Beginning in 3200 BCE, the narrative skilfully guides the audience through key periods of Iranian history, from the earliest-known writing to the period of the establishment of the Persian empire in 550 BCE. Its capital, Persepolis, at the heart of one of the most extensive empires of the pre-Roman world, had a rich artistic culture. The metalwork, jewellery, coins, gold and silverware on display are testament to the artistic and artisanal skills of the period.  

The exhibition continues through the fall of the Persian empire,  the rise of Zoroastrianism and on to the literary legacy in Iran through an exploration of The Book of Kings — Shahnameh —completed by the poet Firdowsi in about 1010 AD.

The Arab conquest of Iran in the mid-seventh century was a key turning point in the historical development of the country, with the introduction of Islam in the religious sphere and a struggle for dominance between Persian and Arabic script in literature.

Manuscripts were incredibly refined, and poetry became part of the visual arts because of the use of poetic inscriptions, which appeared on items including ceramics, metalwork and even carpets.
 
Some of the spectacle of former capital Isfahan is created digitally, with three 10-metre-long paintings replicating tilework patterns from the city’s domes suspended in arcs from the ceiling to suggest a dome interior, and an AV projection uses the paintings to reconstruct the appearance of the full dome.

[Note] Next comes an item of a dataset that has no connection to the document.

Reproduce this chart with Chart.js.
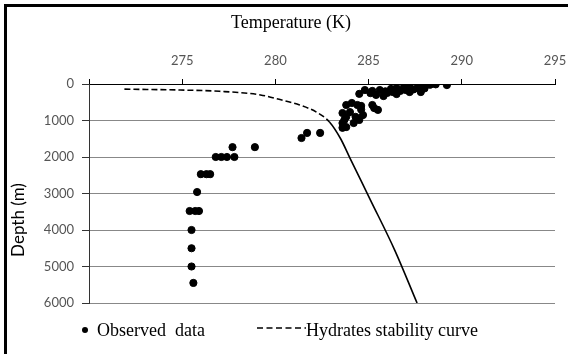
<!DOCTYPE html>
<html lang="en">
<head>
    <meta charset="UTF-8">
    <title>Temperature vs Depth</title>
    <script src="https://cdn.jsdelivr.net/npm/chart.js"></script>
    <style>
      html, body { margin: 0; padding: 0; background: #fff; overflow: hidden; }
    </style>
</head>
<body>
    <canvas id="depthChart" width="568" height="354"></canvas>

    <script>
      // Observed temperature (K) and depth (m)
      const obsTemp = [
        284.5, 284.8, 285.1, 285.2, 285.4, 285.6, 285.8, 285.9, 286.0, 286.2, 286.3, 286.5, 286.5, 286.7,
        286.9, 287.0, 287.2, 287.2, 287.4, 287.6, 287.8, 287.9, 288.0, 288.3, 288.6, 289.2,
        283.8, 284.1, 284.4, 284.6, 285.2, 285.3, 285.5, 283.6, 284.0, 283.8, 284.3, 283.7, 284.5,
        283.6, 284.2, 283.8, 283.6, 284.7, 284.6,
        281.4, 281.7, 282.4, 277.7, 278.9,
        276.8, 277.1, 277.4, 277.8, 276.0, 276.3, 276.5, 275.8,
        275.4, 275.7, 275.9, 275.5, 275.5, 275.5, 275.6
      ];
      const obsDepth = [
        270, 165, 250, 190, 300, 165, 330, 200, 245, 135, 220, 110, 275, 190,
        80, 165, 80, 220, 150, 110, 220, 30, 120, 20, 10, 30,
        575, 520, 575, 600, 575, 660, 710, 795, 770, 900, 900, 985, 985,
        1070, 1070, 1180, 1200, 850, 700,
        1480, 1340, 1340, 1730, 1730,
        2000, 2000, 2000, 2000, 2470, 2470, 2470, 2960,
        3480, 3480, 3480, 4000, 4500, 5000, 5450
      ];

      // Hydrates stability curve
      const curveTemp = [271.9, 274.9, 277.0, 279.2, 280.2, 281.3, 282.2, 282.9, 283.5, 284.0, 285.1, 286.4, 287.6];
      const curveDepth = [140, 165, 200, 300, 420, 575, 770, 1040, 1500, 2030, 3180, 4550, 6000];

      const tempTicks = [275, 280, 285, 290, 295];
      const depthTicks = [0, 1000, 2000, 3000, 4000, 5000, 6000];

      const labelFont = "Lato, 'Open Sans', sans-serif";
      const serifFont = "'Liberation Serif', 'DejaVu Serif', serif";

      // extra texts, frame and legend
      const decorations = {
        id: 'decorations',
        beforeDraw(chart) {
          const c = chart.ctx;
          c.save();
          c.fillStyle = '#fff';
          c.fillRect(0, 0, chart.width, chart.height);
          c.restore();
        },
        afterDraw(chart) {
          const c = chart.ctx;
          c.save();
          c.fillStyle = '#000';
          c.fillRect(4, 4, 564, 3);
          c.fillRect(4, 4, 3, 350);

          c.font = '18px ' + serifFont;
          c.textAlign = 'center';
          c.textBaseline = 'middle';
          c.fillText('Temperature (K)', 291, 23);

          c.save();
          c.translate(19, 220);
          c.rotate(-Math.PI / 2);
          c.font = '17px ' + labelFont;
          c.fillText('Depth (m)', 0, 0);
          c.restore();

          // legend
          c.beginPath();
          c.arc(85, 330, 3, 0, Math.PI * 2);
          c.fill();
          c.font = '18px ' + serifFont;
          c.textAlign = 'left';
          c.fillText('Observed  data', 97, 331);
          c.strokeStyle = '#000';
          c.lineWidth = 1.5;
          c.setLineDash([6, 3.5]);
          c.beginPath();
          c.moveTo(257, 328);
          c.lineTo(306, 328);
          c.stroke();
          c.setLineDash([]);
          c.fillText('Hydrates stability curve', 306, 331);
          c.restore();
        }
      };

      new Chart(document.getElementById('depthChart'), {
        type: 'scatter',
        data: {
          datasets: [
            {
              label: 'Observed  data',
              data: obsTemp.map((t, i) => ({ x: t, y: obsDepth[i] })),
              backgroundColor: '#000',
              borderColor: '#000',
              pointRadius: 3.6,
              pointHoverRadius: 3.6
            },
            {
              label: 'Hydrates stability curve',
              data: curveTemp.map((t, i) => ({ x: t, y: curveDepth[i] })),
              showLine: true,
              borderColor: '#000',
              borderWidth: 1.6,
              pointRadius: 0,
              tension: 0.4,
              cubicInterpolationMode: 'monotone',
              segment: {
                borderDash: ctx => ctx.p1.parsed.y <= 1100 ? [6, 3] : undefined
              }
            }
          ]
        },
        options: {
          responsive: false,
          devicePixelRatio: 1,
          animation: false,
          layout: { padding: { left: 0, top: 0, right: 13, bottom: 51 } },
          plugins: {
            legend: { display: false },
            tooltip: { enabled: false }
          },
          scales: {
            x: {
              type: 'linear',
              position: 'top',
              min: 270,
              max: 295,
              afterFit: s => { s.height = 84; s.paddingRight = 0; },
              afterBuildTicks: s => { s.ticks = [270].concat(tempTicks).map(v => ({ value: v })); },
              ticks: {
                callback: v => tempTicks.includes(v) ? v : '',
                color: '#555',
                font: { family: labelFont, size: 13 },
                padding: 10,
                maxRotation: 0
              },
              grid: { drawOnChartArea: false, tickLength: 5, tickColor: '#000' },
              border: { color: '#000', width: 1 }
            },
            y: {
              type: 'linear',
              reverse: true,
              min: 0,
              max: 6000,
              afterFit: s => { s.width = 89; },
              afterBuildTicks: s => { s.ticks = depthTicks.map(v => ({ value: v })); },
              ticks: {
                callback: v => String(v),
                color: '#555',
                font: { family: labelFont, size: 13 },
                padding: 8
              },
              grid: {
                color: ctx => ctx.tick && ctx.tick.value === 0 ? 'rgba(0,0,0,0)' : '#888',
                lineWidth: 1,
                tickLength: 7,
                tickColor: '#333'
              },
              border: { color: '#333', width: 1 }
            }
          }
        },
        plugins: [decorations]
      });
    </script>
</body>
</html>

The final and weakest section of the exhibition, Modern and Contemporary Iran, covers the period from 1940 to the present.

It is where it treads more uncertainly and, while acknowledging the arresting of democratic development in Iran through the British-US-backed coup against prime minister Mossadegh in 1953, there is little sense of the impact of foreign intervention and the imposition of the shah upon an unwilling population.

There is little to indicate how the repressive regime of the shah led to the national democratic revolution of 1979, nor how the hijacking of that revolution by the Islamic clergy resulted in the establishment of the Islamic Republic of Iran, dashing the hopes of establishing a democratic Iran for a generation.

Such powerful political impacts inevitably have repercussions in terms of art and design, and the exhibition could go further to address the struggle of modern artists to create in a climate of Islamic orthodoxy, and in which those opposed to the regime are routinely arrested, imprisoned and tortured because of their beliefs.

These contradictions are not entirely ignored, but the conclusion of the exhibition is too ambiguous.  There is no doubt that Epic Iran highlights the richness of Iranian art, history and culture over thousands of years.  

But the future for the Iranian people should not be determined by a medieval past.

Runs until September 12, box office: vam.ac.uk.